Measurement-Driven Methodology for Evaluating Processor Heterogeneity Options for Power-Performance Efficiency

Abstract

It is generally perceived that heterogeneous multicore processors will provide better performance and power efficiency over conventional homogeneous cores. However, heterogeneity can also be achieved within a homogeneous core design, instantiated under different voltage-frequency settings or per-core simultaneous multi-treading (SMT) modes. In this paper, we pursue an architectural study motivated by the question, "Can we get by with a single, complex SMT-equipped core design that can operate at different voltage-frequency points? Or, is it mandatory to invest into two different core types, one complex and the other simple?" We propose a systematic, measurement-driven methodology to evaluate processor heterogeneity options.
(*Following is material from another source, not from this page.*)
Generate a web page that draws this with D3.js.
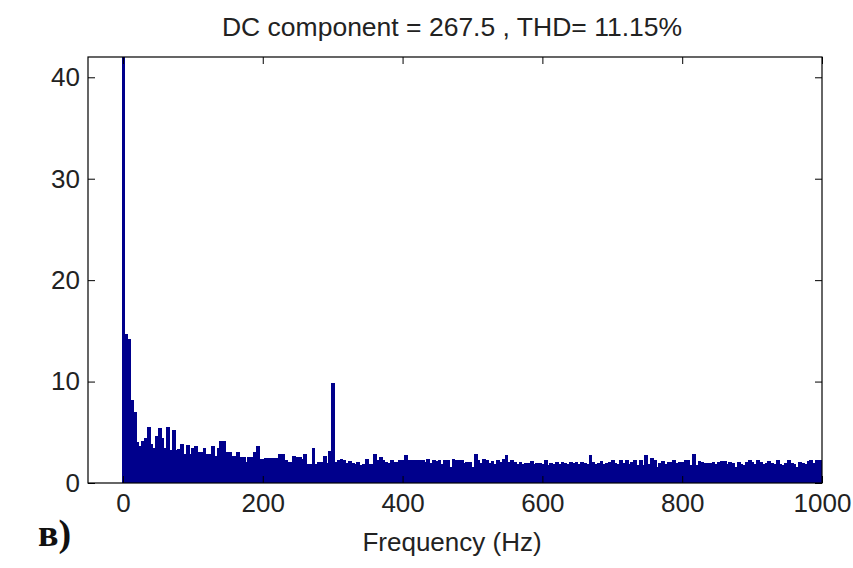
<!DOCTYPE html>
<html>
<head>
<meta charset="utf-8">
<script src="https://cdn.jsdelivr.net/npm/d3@7"></script>
<style>
  body { margin: 0; background: #fff; }
</style>
</head>
<body>
<div id="chart"></div>
<script>
// spectrum bins, 4 Hz apart starting at 0 Hz (first bin clipped by the axes)
const binHz = 4;
const magnitude = [
  60, 14.7, 14.2, 8.2, 7.0, 4.0, 3.6, 4.1, 4.4, 5.5,
  3.8, 3.5, 4.6, 5.4, 4.4, 3.5, 5.5, 3.3, 5.2, 3.3,
  3.4, 3.8, 2.9, 3.7, 2.9, 3.5, 3.6, 3.1, 3.1, 3.5,
  2.9, 2.9, 3.6, 2.7, 3.5, 4.1, 4.1, 3.1, 3.1, 2.7,
  2.7, 3.1, 2.6, 2.6, 2.1, 2.6, 2.6, 3.1, 3.6, 2.4,
  2.4, 2.5, 2.5, 2.5, 2.5, 2.5, 2.9, 2.9, 2.3, 2.1,
  2.1, 2.7, 2.6, 2.6, 2.4, 2.9, 1.9, 1.9, 3.5, 1.9,
  2.1, 2.1, 2.7, 2.0, 3.2, 9.9, 2.1, 2.3, 2.4, 2.3,
  2.0, 2.2, 2.0, 1.9, 2.1, 1.8, 1.9, 2.4, 1.9, 1.9,
  2.9, 2.3, 2.6, 2.3, 2.1, 2.0, 2.3, 2.1, 2.1, 2.3,
  2.3, 2.8, 2.3, 2.3, 2.3, 2.3, 2.3, 2.3, 2.1, 2.4,
  2.0, 2.3, 2.2, 2.3, 1.9, 2.3, 2.3, 1.6, 2.4, 2.3,
  2.3, 2.3, 2.0, 2.1, 2.1, 1.6, 2.9, 2.3, 2.0, 2.4,
  2.3, 2.0, 2.2, 1.9, 2.3, 2.1, 2.4, 2.8, 2.1, 2.3,
  2.1, 1.9, 2.1, 1.9, 2.0, 2.0, 2.2, 1.9, 2.0, 2.0,
  1.9, 2.3, 1.8, 2.0, 1.9, 2.1, 1.9, 2.1, 2.0, 1.9,
  2.1, 2.0, 2.1, 1.9, 2.1, 2.0, 1.9, 2.8, 2.1, 1.9,
  2.0, 2.2, 1.9, 2.0, 2.1, 2.3, 2.0, 1.9, 2.3, 2.0,
  2.3, 1.9, 2.1, 2.3, 1.8, 2.3, 1.8, 2.8, 1.9, 2.5,
  2.3, 1.6, 2.0, 2.2, 1.9, 2.1, 2.1, 2.3, 2.0, 2.1,
  2.1, 2.3, 2.3, 1.8, 2.9, 1.8, 2.2, 2.1, 2.0, 2.0,
  2.0, 2.1, 1.9, 2.1, 2.2, 2.2, 1.9, 2.1, 2.0, 1.6,
  2.1, 1.9, 1.8, 2.1, 2.3, 2.1, 1.9, 2.3, 2.1, 1.9,
  2.0, 2.2, 2.0, 1.9, 2.3, 1.9, 1.8, 2.0, 2.3, 2.0,
  1.9, 1.6, 2.1, 2.0, 1.9, 2.2, 2.3, 2.0, 2.3, 2.3,
  2.1
];
const xTicks = [0, 200, 400, 600, 800, 1000];
const yTicks = [0, 10, 20, 30, 40];
const title = 'DC component = 267.5 , THD= 11.15%';
const xLabel = 'Frequency (Hz)';
const panelLabel = 'в)';

const data = magnitude.map((v, i) => ({ f: i * binHz, v }));

const width = 853, height = 568;
const plotL = 88, plotR = 822, plotT = 57, plotB = 483;
const sans = '"Liberation Sans", Arial, sans-serif';
const fontSize = 26;

const svg = d3.select('#chart')
  .append('svg')
  .attr('width', width)
  .attr('height', height);

const x = d3.scaleLinear().domain([-50, 1000]).range([plotL, plotR]);
const y = d3.scaleLinear().domain([0, 42]).range([plotB, plotT]);

svg.append('clipPath')
  .attr('id', 'plot-clip')
  .append('rect')
  .attr('x', plotL).attr('y', plotT)
  .attr('width', plotR - plotL).attr('height', plotB - plotT);

// bars overlap by one pixel so no seams show between neighbours
svg.append('g')
  .attr('clip-path', 'url(#plot-clip)')
  .attr('shape-rendering', 'crispEdges')
  .selectAll('rect')
  .data(data)
  .join('rect')
    .attr('x', d => x(d.f - binHz / 2))
    .attr('y', d => y(d.v))
    .attr('width', x(binHz) - x(0) + 1)
    .attr('height', d => y(0) - y(d.v))
    .attr('fill', '#00008c');

// ticks on all four sides, pointing inwards
const xb = svg.append('g')
  .attr('transform', `translate(0,${plotB})`)
  .call(d3.axisBottom(x).tickValues(xTicks).tickSize(-7).tickPadding(11).tickFormat(d3.format('d')));
const xt = svg.append('g')
  .attr('transform', `translate(0,${plotT})`)
  .call(d3.axisTop(x).tickValues(xTicks).tickSize(-7).tickFormat(''));
const yl = svg.append('g')
  .attr('transform', `translate(${plotL},0)`)
  .call(d3.axisLeft(y).tickValues(yTicks).tickSize(-7).tickPadding(8));
const yr = svg.append('g')
  .attr('transform', `translate(${plotR},0)`)
  .call(d3.axisRight(y).tickValues(yTicks).tickSize(-7).tickFormat(''));

[xb, xt, yl, yr].forEach(g => {
  g.select('.domain').remove();
  g.selectAll('.tick line').attr('stroke', '#000');
  g.selectAll('.tick text')
    .attr('font-family', sans)
    .attr('font-size', fontSize)
    .attr('fill', '#222');
});

svg.append('rect')
  .attr('x', plotL).attr('y', plotT)
  .attr('width', plotR - plotL).attr('height', plotB - plotT)
  .attr('fill', 'none')
  .attr('stroke', '#000')
  .attr('stroke-width', 1.2);

svg.append('text')
  .attr('x', (plotL + plotR) / 2 - 3)
  .attr('y', 36)
  .attr('text-anchor', 'middle')
  .attr('font-family', sans)
  .attr('font-size', 26.5)
  .attr('fill', '#222')
  .text(title);

svg.append('text')
  .attr('x', (plotL + plotR) / 2 - 3)
  .attr('y', 551)
  .attr('text-anchor', 'middle')
  .attr('font-family', sans)
  .attr('font-size', fontSize)
  .attr('fill', '#222')
  .text(xLabel);

svg.append('text')
  .attr('x', 38)
  .attr('y', 546)
  .attr('font-family', '"Liberation Serif", "DejaVu Serif", serif')
  .attr('font-weight', 'bold')
  .attr('font-size', 38)
  .attr('fill', '#111')
  .text(panelLabel);
</script>
</body>
</html>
Our analysis particularly focuses on the domain of real-time constrained embedded processors. The study is based on a direct measurement of two real processors; one that uses simple in-order cores, and another that uses complex out-of-order cores. The effect of heterogeneous core composition (consisting of complex and simple cores in the same chip) is analytically projected from measurements gleaned from the two different systems. Our analysis yields new interesting insights. When dealing with two core types without SMT enabled, true core heterogeneity does not necessarily provide better performance or power efficiency under area and power constraints. If the complex-core homogeneous processor invokes SMT, it outperforms true heterogeneity by offering 28% better power efficiency, assuming that simple cores in the heterogeneous system operate only in single-threaded mode without SMT capability. If the small cores employ SMT, true heterogeneity yields 32% better power efficiency than the homogeneous processor with SMT.